Sunday, February 16, 2014

Hello, My Name is Roses. Blue Roses.

Last week, I had the good fortune to see the latest Broadway revival of Tennessee Williams' The Glass Menagerie.  Let me first state that this is not going to be a review.  I will simply say, about the production itself, that it was truly a wonderful piece of theatre and it did a wonderful job of breathing new life, as well as resurrecting the old, into this timeless tale.  What struck me, from my third-row mezzanine seat, was the dialogue and what it really said.  Most notably, the scene between the gentleman caller, or Jim, and the daughter, or Laura.  

Just some background...

Laura is a shy, timid, case-study introvert.  She is 'crippled' and has decided to let that physical handicap cripple her experience in life.  She is the kind of person that would apologize profusely to a brick wall if she ran into it...if she left the house.  Jim is an old classmate of Laura's and her brother, Tom, who was brought over for what was assumed to be an innocent dinner with Tom, now a co-worker, and his mom, Amanda.  Oh, don't let me forget that Laura has harbored some very strong, passionate feelings for Jim ever since their days in high school.  In the scene that the two characters share together, Jim is able to clue into Laura and why she is how she thinks she is.  She has spent her entire life focusing on her disability and what has made her different from her peers.  Then Jim says something that really hit me.  More so than it ever did in the past when I read this play.

JIM:  A little physical defect is what you have.  Hardly noticeable even!  Magnified thousands of times by imagination!  You know what my strong advice to you is?  Think of yourself as superior in some way!...Everybody excels in some one thing.

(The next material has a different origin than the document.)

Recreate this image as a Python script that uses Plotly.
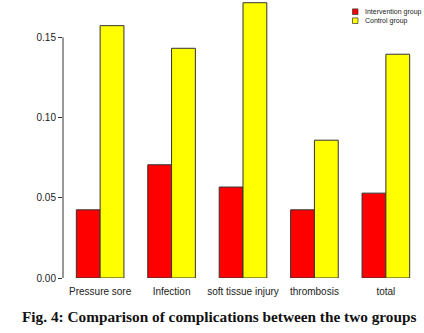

(cue major exhalation of breath)

Damn, that Tennessee is good.  

Often times, when certain lines or moments in plays or movies hit, it takes a minute for me to realize why they did.  But, with this instance, I knew exactly why.  As I have mentioned in previous ramblings, I have adopted a new life philosophy within the past year or so and the main focus of my new philosophy (sorry to my musical theatre mavens reading this and are now being plagued with Kristin Chenoweth's rendition of "My New Philosophy") is to accept what you have because what you have, no one else has.  And what you have is part of your nature, it is what is helping you on your path, or you way.  We all suffer from shortcomings that we think we have that no one else sees or even cares about because of how we blow it up in our heads.  Anything that we perceive to be wrong with us is always WAY blown up in our own heads and, when asked around, no one cares about it.  Most don't even notice it.  Just like Jim with Laura's physical defect, which is portrayed by a slight limp, he never even noticed it, and if he did, he never thought twice about it.  It is us, or Laura in this case, that think twice, three times, or more about where we think we fall short of our peers.  

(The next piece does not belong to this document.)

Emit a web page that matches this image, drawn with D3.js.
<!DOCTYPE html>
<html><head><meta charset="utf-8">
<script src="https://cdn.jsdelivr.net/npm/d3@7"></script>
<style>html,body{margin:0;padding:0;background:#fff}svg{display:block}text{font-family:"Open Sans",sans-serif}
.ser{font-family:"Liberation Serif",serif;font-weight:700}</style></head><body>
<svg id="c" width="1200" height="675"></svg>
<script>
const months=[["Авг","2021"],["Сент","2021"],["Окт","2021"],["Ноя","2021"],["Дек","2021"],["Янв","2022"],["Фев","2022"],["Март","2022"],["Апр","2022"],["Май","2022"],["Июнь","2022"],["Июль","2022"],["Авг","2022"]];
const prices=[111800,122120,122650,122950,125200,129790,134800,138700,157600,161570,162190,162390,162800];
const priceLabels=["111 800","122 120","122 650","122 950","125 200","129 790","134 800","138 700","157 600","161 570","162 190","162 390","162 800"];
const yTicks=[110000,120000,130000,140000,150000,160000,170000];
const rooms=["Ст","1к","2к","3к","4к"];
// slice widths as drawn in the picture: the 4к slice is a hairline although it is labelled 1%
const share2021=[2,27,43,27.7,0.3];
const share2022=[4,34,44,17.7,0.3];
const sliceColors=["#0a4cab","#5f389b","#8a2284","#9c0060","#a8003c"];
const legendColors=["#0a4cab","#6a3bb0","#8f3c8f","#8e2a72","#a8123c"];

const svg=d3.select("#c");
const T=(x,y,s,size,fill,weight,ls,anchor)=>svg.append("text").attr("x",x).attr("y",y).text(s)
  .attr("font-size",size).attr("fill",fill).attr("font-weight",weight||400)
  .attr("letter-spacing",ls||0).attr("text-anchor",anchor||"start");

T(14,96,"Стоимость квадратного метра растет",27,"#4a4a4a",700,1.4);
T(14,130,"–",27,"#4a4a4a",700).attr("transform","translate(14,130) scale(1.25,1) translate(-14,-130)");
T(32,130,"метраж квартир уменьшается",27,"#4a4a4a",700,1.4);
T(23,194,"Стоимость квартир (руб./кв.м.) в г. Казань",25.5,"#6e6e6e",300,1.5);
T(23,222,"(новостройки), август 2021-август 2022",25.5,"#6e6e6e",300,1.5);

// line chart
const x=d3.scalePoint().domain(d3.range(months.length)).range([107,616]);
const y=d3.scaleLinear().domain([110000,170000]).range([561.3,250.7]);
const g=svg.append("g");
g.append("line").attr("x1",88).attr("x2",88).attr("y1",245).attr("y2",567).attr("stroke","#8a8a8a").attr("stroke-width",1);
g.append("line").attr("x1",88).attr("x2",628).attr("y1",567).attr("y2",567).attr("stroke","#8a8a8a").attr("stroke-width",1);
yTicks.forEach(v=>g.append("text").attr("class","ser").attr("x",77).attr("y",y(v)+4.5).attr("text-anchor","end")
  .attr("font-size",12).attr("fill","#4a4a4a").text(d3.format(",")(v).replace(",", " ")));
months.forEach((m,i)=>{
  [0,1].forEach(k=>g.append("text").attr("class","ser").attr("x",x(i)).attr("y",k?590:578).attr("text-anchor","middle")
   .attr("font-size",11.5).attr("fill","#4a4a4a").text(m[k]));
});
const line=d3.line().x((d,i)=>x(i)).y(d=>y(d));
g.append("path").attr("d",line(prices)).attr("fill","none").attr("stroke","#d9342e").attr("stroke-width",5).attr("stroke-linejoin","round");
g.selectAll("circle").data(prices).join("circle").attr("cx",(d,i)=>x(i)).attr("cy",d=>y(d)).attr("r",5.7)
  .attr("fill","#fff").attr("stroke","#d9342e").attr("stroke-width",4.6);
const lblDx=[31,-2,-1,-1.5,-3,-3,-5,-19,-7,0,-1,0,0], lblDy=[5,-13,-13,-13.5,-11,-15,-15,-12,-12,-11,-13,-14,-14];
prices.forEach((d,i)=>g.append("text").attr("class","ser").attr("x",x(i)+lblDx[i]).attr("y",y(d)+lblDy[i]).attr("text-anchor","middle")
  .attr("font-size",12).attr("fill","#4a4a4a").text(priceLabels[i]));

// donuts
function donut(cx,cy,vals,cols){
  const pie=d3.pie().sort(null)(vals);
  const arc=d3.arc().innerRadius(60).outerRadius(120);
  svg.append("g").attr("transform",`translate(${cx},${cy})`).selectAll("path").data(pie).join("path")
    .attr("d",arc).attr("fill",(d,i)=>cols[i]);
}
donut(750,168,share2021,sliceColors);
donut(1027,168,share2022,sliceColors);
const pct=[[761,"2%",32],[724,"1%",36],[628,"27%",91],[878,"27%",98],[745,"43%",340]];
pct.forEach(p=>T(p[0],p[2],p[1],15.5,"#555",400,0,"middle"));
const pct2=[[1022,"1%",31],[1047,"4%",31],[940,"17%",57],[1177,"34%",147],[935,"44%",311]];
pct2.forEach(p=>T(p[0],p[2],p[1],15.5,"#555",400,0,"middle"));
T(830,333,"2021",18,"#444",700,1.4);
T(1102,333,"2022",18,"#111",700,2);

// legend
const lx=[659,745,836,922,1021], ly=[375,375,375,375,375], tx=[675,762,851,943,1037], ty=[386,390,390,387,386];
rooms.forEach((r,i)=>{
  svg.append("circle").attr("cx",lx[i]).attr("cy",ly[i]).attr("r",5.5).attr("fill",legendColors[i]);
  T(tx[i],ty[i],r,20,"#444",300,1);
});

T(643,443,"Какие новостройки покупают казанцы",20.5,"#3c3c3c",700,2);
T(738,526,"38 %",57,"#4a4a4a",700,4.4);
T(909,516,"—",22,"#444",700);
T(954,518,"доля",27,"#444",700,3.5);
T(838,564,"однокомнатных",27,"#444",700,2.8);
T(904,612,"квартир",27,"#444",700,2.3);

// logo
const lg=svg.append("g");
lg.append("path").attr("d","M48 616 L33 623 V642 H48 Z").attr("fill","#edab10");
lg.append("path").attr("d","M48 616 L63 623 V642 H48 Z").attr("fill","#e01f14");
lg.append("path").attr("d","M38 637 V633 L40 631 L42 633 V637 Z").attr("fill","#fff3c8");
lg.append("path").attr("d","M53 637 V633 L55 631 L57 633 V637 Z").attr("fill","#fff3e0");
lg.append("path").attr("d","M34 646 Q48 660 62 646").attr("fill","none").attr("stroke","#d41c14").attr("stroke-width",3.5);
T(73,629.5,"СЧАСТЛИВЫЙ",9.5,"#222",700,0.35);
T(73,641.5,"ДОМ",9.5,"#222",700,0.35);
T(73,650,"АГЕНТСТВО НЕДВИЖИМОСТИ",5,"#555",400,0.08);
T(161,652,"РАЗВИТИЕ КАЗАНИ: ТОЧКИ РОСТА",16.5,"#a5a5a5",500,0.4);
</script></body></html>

But why waste time on that?  Why think about what others might not like about what they see in us, which they probably won't?  It's so much more fun to think about what is awesome about us.  And what we have that no one else does.  And so what if we have what could be considered a 'defect'?  Just like a scar on your thump affecting its print, that 'defect' is what makes us the individual we are.  No one else has two scars on their right calf like I do.  No one has a scar on his lower back like I do.  No one else's right eyebrow hangs lower than their left like mine does due to a wrestling injury.  No one else has humor as dry as the Sahara or as skewed as the Escherian Stairwell.  And I do that very well.

Which leads to part two...

Own what you have and what you can do.  No one is totally useless and incapable.  Everyone can do something better than anyone else.  Find it.  Embrace it.  Fall in love with it and let other people fall in love with you.  

In the past year, since adopting my new philosophy (sorry again) I have done something that I can honestly say is a first for me: I have started to really love the person that I am and what I bring to this world.  And let me tell you, it is awesome.  There's really no need to expound upon that.  It is pretty self-explanatory.  I have learned to love and I am loving it.  I am not perfect.  I don't do things perfectly.  And I never will be or do perfect.  But I can perfectly love what I do and I can make sure that what I do, I do it like no one else does or can.  I'm not the best singer, but no one sings like Dave Stishan.  I'm not the best dancer.  But no one clod-hops like Dave Stishan.

And no one (FILL IN INDIVIDUAL SKILL OR ACTIVITY) like (INSERT YOUR NAME).

So remember what Jim said through Tennessee.  In so many words: 
- Be proud of what your nature has given you.  
- Nothing is ever as bad on our outside as we think it is on our inside.
- Be superior and know that it is ok to be able to do something well.